Mention the word “change,” and many managers cringe. You know how difficult selling your employees on a new way of doing things can be. But change doesn’t have to be negative. Here’s what to consider to figure out the best approach for making adjustments:
• Consider the scope. Will this program involve everyone in your organization, or is it a minor change affecting only a handful of employees? Take time to review the proposed changes and to contemplate vital issues, such as the number of employees involved, the difficulty of the adjustment, and the timeline for making the changes.
• Consider your culture. Some organizations are speedboats that can quickly shift course, while others are barges that make slow, methodical turns. Think about your organization’s personality and whether systems are in place that will make implementing the proposed changes easy or difficult. How can you take advantage of your organization’s positive attributes or offset its negative characteristics?

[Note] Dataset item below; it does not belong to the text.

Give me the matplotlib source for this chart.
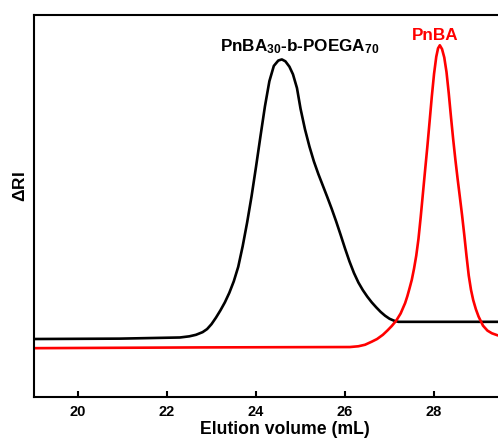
"""GPC traces: PnBA macro-initiator vs. PnBA-b-POEGA block copolymer."""

import matplotlib
matplotlib.use("Agg")
import matplotlib.pyplot as plt

plt.rcParams["font.family"] = ["Liberation Sans", "DejaVu Sans"]
plt.rcParams["font.weight"] = "bold"
plt.rcParams["mathtext.default"] = "regular"

# elution volume (mL) and RI response (a.u.)
copolymer_vol = [19.01, 20.94, 22.29, 22.50, 22.65, 22.80, 22.90, 23.00, 23.10,
                 23.20, 23.30, 23.40, 23.50, 23.60, 23.70, 23.80, 23.90, 24.00,
                 24.10, 24.20, 24.30, 24.40, 24.50, 24.58, 24.66, 24.75, 24.83,
                 24.92, 25.00, 25.10, 25.20, 25.30, 25.40, 25.50, 25.60, 25.70,
                 25.80, 25.90, 26.00, 26.10, 26.20, 26.30, 26.40, 26.50, 26.60,
                 26.70, 26.80, 26.90, 27.00, 27.10, 27.20, 27.91, 29.44, 30.30]
copolymer_ri = [15.1, 15.2, 15.5, 15.8, 16.2, 16.9, 17.7, 19.0, 20.7,
                22.6, 24.7, 27.2, 30.2, 34.0, 39.4, 45.6, 52.5, 60.2,
                68.2, 76.0, 82.6, 86.6, 88.0, 88.3, 87.8, 86.4, 84.4,
                80.8, 75.4, 70.0, 65.5, 61.6, 58.3, 55.3, 52.3, 49.2,
                45.9, 42.4, 38.8, 35.4, 32.4, 29.9, 27.9, 26.2, 24.7,
                23.4, 22.2, 21.2, 20.4, 19.9, 19.6, 19.6, 19.6, 19.6]

pnba_vol = [19.01, 22.74, 26.11, 26.30, 26.45, 26.60, 26.72, 26.85, 26.95,
            27.05, 27.15, 27.25, 27.35, 27.40, 27.45, 27.50, 27.55, 27.60,
            27.65, 27.70, 27.75, 27.80, 27.85, 27.90, 27.95, 28.00, 28.05,
            28.09, 28.13, 28.18, 28.23, 28.28, 28.33, 28.38, 28.43, 28.48,
            28.53, 28.58, 28.63, 28.68, 28.73, 28.78, 28.83, 28.88, 28.94,
            29.00, 29.10, 29.20, 29.30, 29.42, 29.60]
pnba_ri = [12.7, 12.9, 13.0, 13.2, 13.6, 14.4, 15.1, 16.2, 17.3,
           18.5, 19.9, 21.8, 24.5, 26.3, 28.4, 30.6, 33.5, 36.9,
           41.3, 47.0, 53.2, 59.4, 65.5, 72.0, 78.6, 84.5, 89.0,
           91.2, 92.0, 91.0, 88.8, 85.0, 79.5, 73.3, 67.4, 62.0,
           57.0, 52.3, 47.5, 42.3, 36.8, 31.7, 28.0, 25.3, 22.9,
           21.0, 18.6, 17.3, 16.6, 16.1, 15.5]

x_ticks = [20, 22, 24, 26, 28]

fig = plt.figure(figsize=(4.98, 4.39), dpi=100)
ax = fig.add_axes([0.0673, 0.0941, 1.0098, 0.8701])

ax.plot(copolymer_vol, copolymer_ri, color="black", linewidth=1.9,
        solid_joinstyle="round")
ax.plot(pnba_vol, pnba_ri, color="red", linewidth=1.9, solid_joinstyle="round")

ax.text(24.97, 90.8, "PnBA$_{30}$-b-POEGA$_{70}$", ha="center", va="baseline",
        fontsize=12.3, fontweight="bold", color="black")
ax.text(28.02, 93.6, "PnBA", ha="center", va="baseline",
        fontsize=12.3, fontweight="bold", color="red")

ax.set_xlim(19, 30.3)
ax.set_ylim(0, 100)
ax.set_xticks(x_ticks)
ax.set_yticks([])
ax.tick_params(axis="x", direction="in", length=4.5, width=1.5, pad=5,
               labelsize=10.5)
for lbl in ax.get_xticklabels():
    lbl.set_fontweight("bold")
for spine in ax.spines.values():
    spine.set_linewidth(1.5)

ax.set_xlabel("Elution volume (mL)", fontsize=12.7, fontweight="bold", labelpad=2)
ax.set_ylabel("$\\Delta$RI", fontsize=12.5, fontweight="bold")
ax.yaxis.set_label_coords(-0.011, 0.552)

fig.savefig("out.png", dpi=100)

• Consider the risk. How high are the stakes? Go into the change process with a full understanding of what’s at risk for your organization, your employees, and your career as a manager. Be honest with your team about how these proposed changes could impact their work lives.
• Consider the personalities. Change affects different people in different ways, requiring managers to adjust their approach accordingly. Try to identify employees who may become change champions, those who may need gentle prodding, and those who may become obstacles. Devise strategies for dealing with a variety of possible reactions.
• Consider your tactics. Now that you’ve examined the change itself, the nature of your organization, and the personalities involved, you’re ready to come up with a plan for moving forward and to identify ways to counter possible resistance.